There was an awful moment for Ennis being troubled by doubt like any person who gets cheated on experiences...what if Jack never saw it the same way? What if Jack has never truly felt for me what I feel for him and felt all those years? What if this is just sex to Jack, what if the relationship is not as meaningful as I thought? All the things Ennis felt at that moment but couldn't say out loud, so instead he gets angry, pushes Jack, threatens him, then subsequently collapses in Jack's arms, crying, as always happened when he was with Jack, he could never keep his sensitivity, vulnerability, and fragility hidden. So he collapses crying into his arms, needing comfort and reassurance. Jack reassures him at that moment once again how much he means to him, that he's the one and only one, without a single word. Hence, Ennis a few months later, goes to the post office and mails off the postcard looking forward to their next time together...if only Jack had lived, I think a breakthrough might have occurred at the November meeting.

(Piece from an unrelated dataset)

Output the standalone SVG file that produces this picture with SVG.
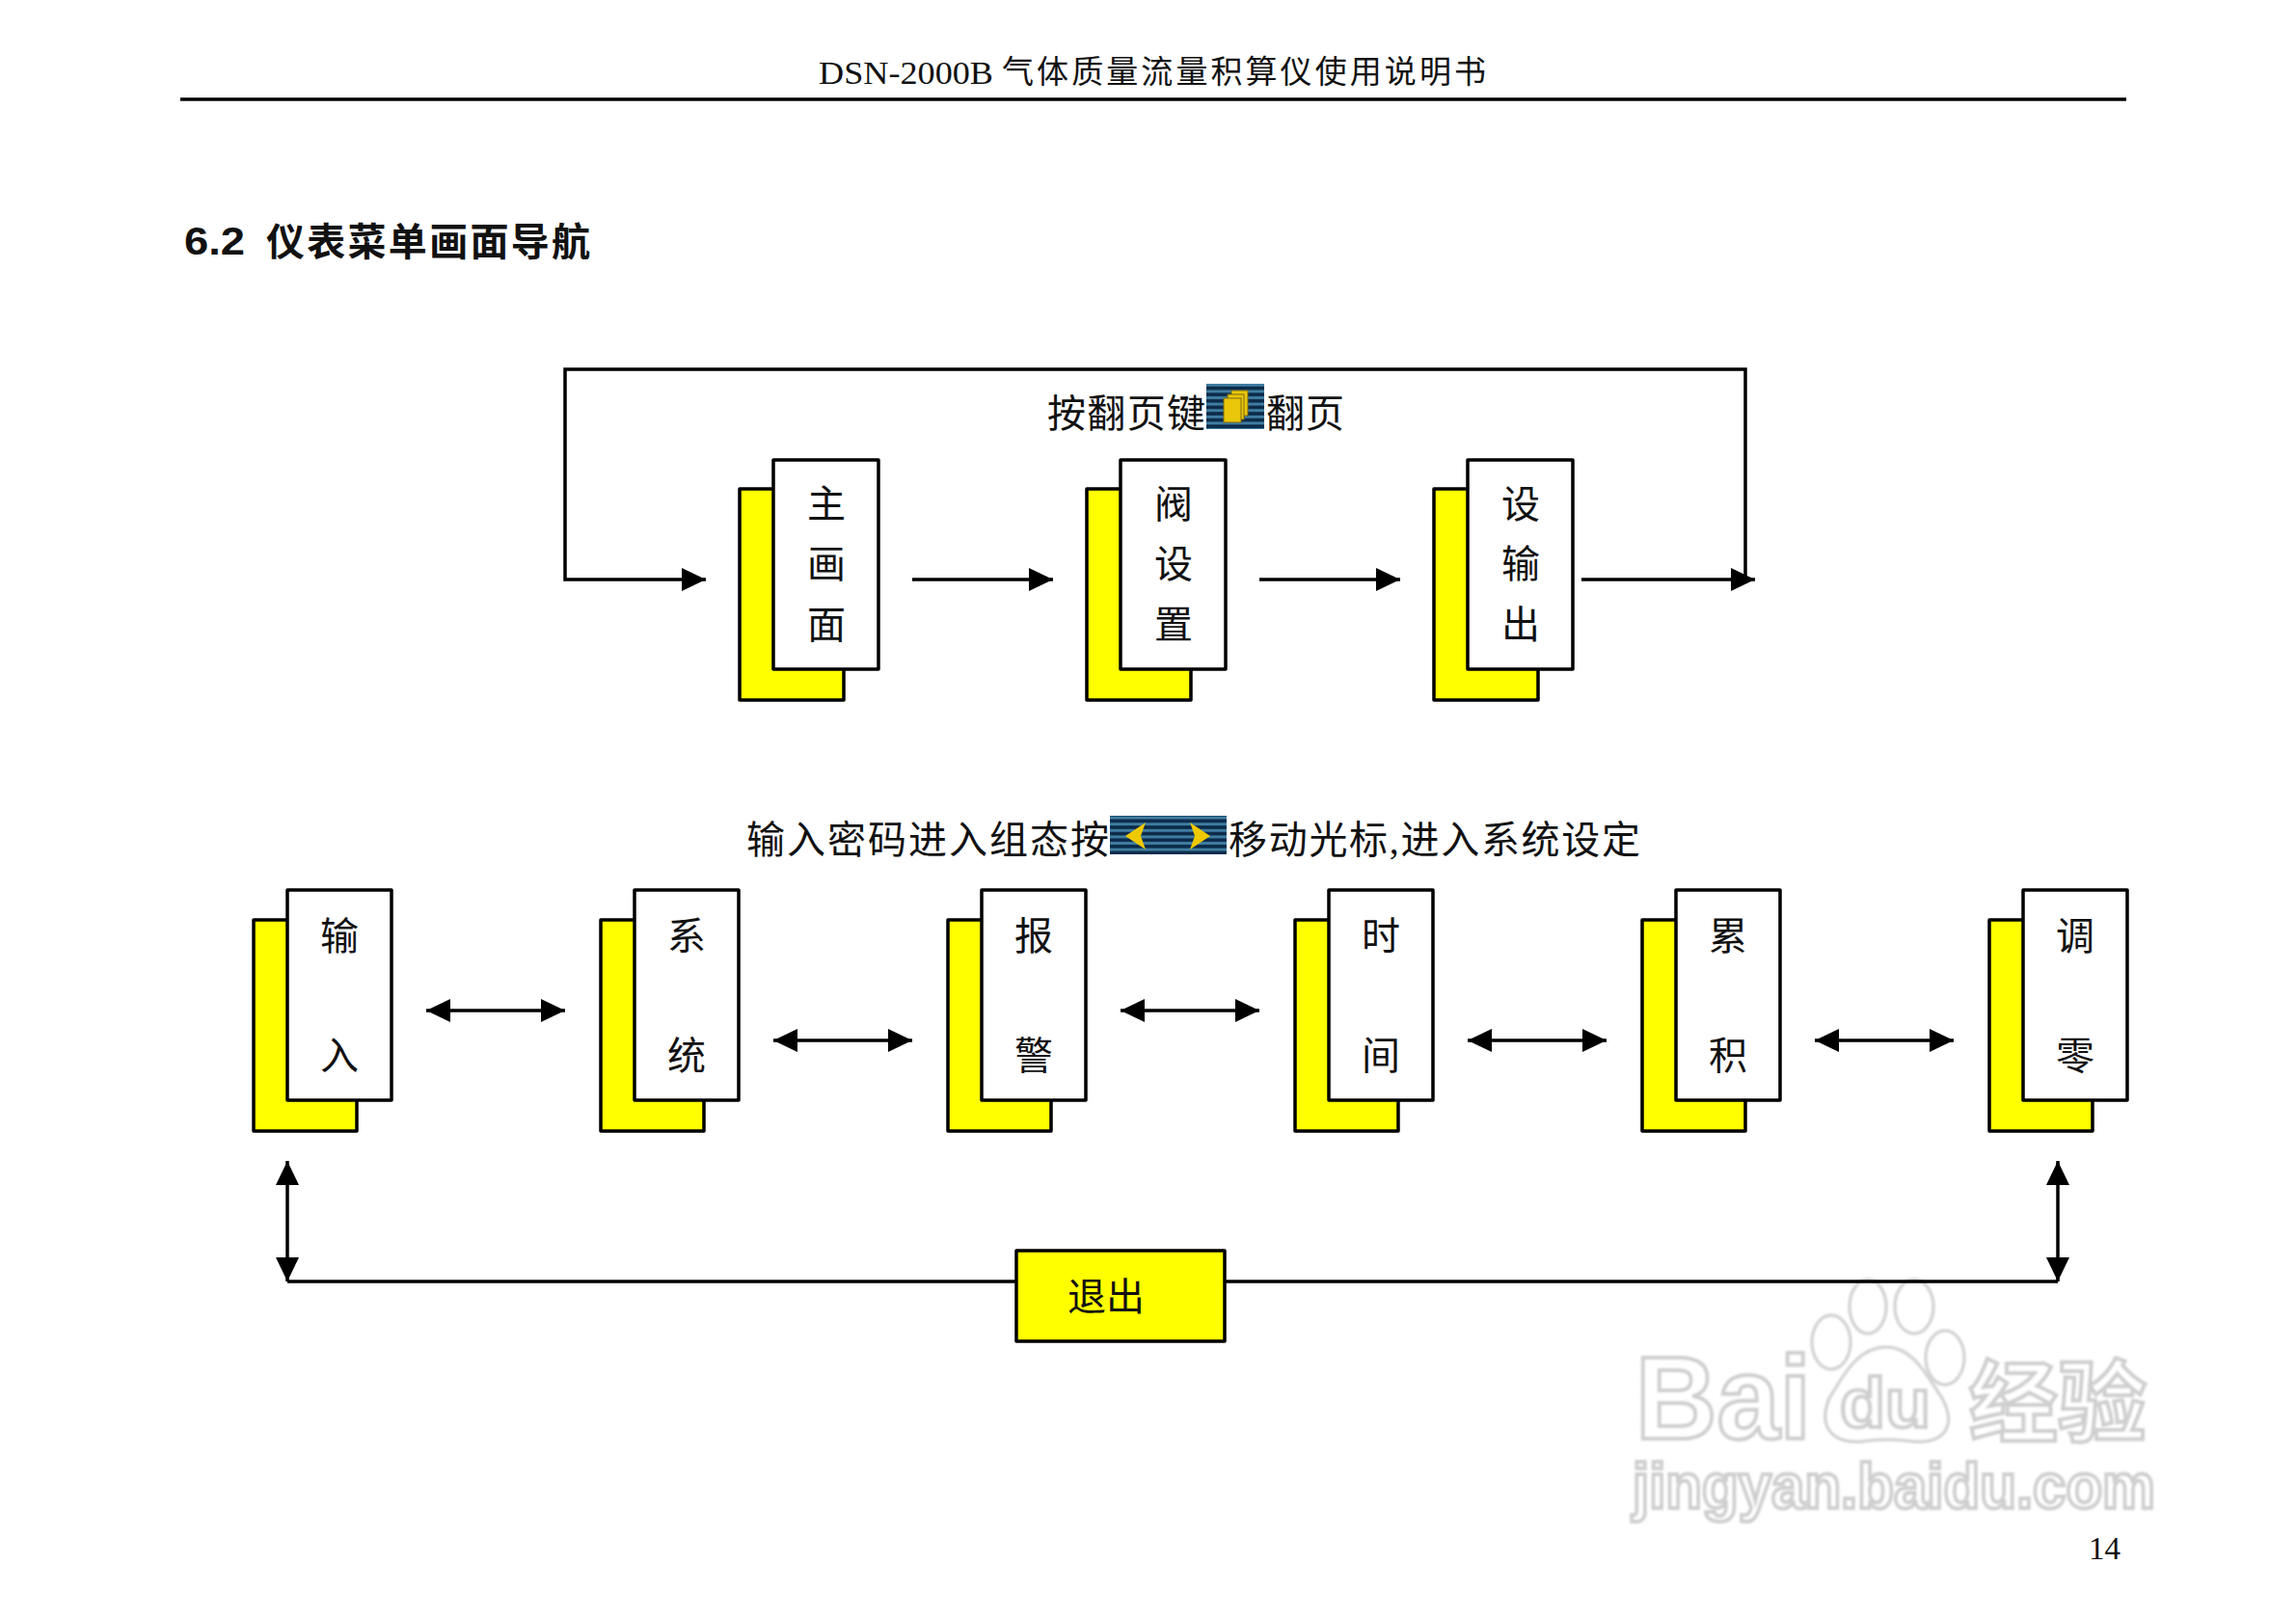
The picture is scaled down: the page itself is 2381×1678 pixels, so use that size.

Title: Re: The rules of Ennis and Jack's togetherness - fideility
Post by: Reny46 on Apr 27, 2019, 11:48 AM
I somewhat agree with you. From the start, you could tell Jack was more "experienced" than was Ennis. Now the fidelity part, I liked Jack, but he was a complete slut. When he said," something I hardly ever get," hardly means you get it you are not getting enough of what you want. I never, then that's a different story. But to add insult to injury, after he would get his sex on, he'd go to Ennis is if nothing is different. I just felt that was so low down. You tell him one thing, but you are doing the dirty deed with any and everyone. He knew Ennis was a novice to all of this. and poor Ennis is sitting there being good thinking Jack is also. When I first saw the movie and he was outraged about Mexico, I thought he was just being an a**hole, then I saw it again and it came to me that he was hurt. Basically, the truth of Jack's character was shown to him. And in the early '80s, OMG! He was playing with people's lives.

I forgot to add that when Jack made the statement "sometimes I miss you so much I can hardly stand it," I noticed how Ennis looked at him, like yeah right!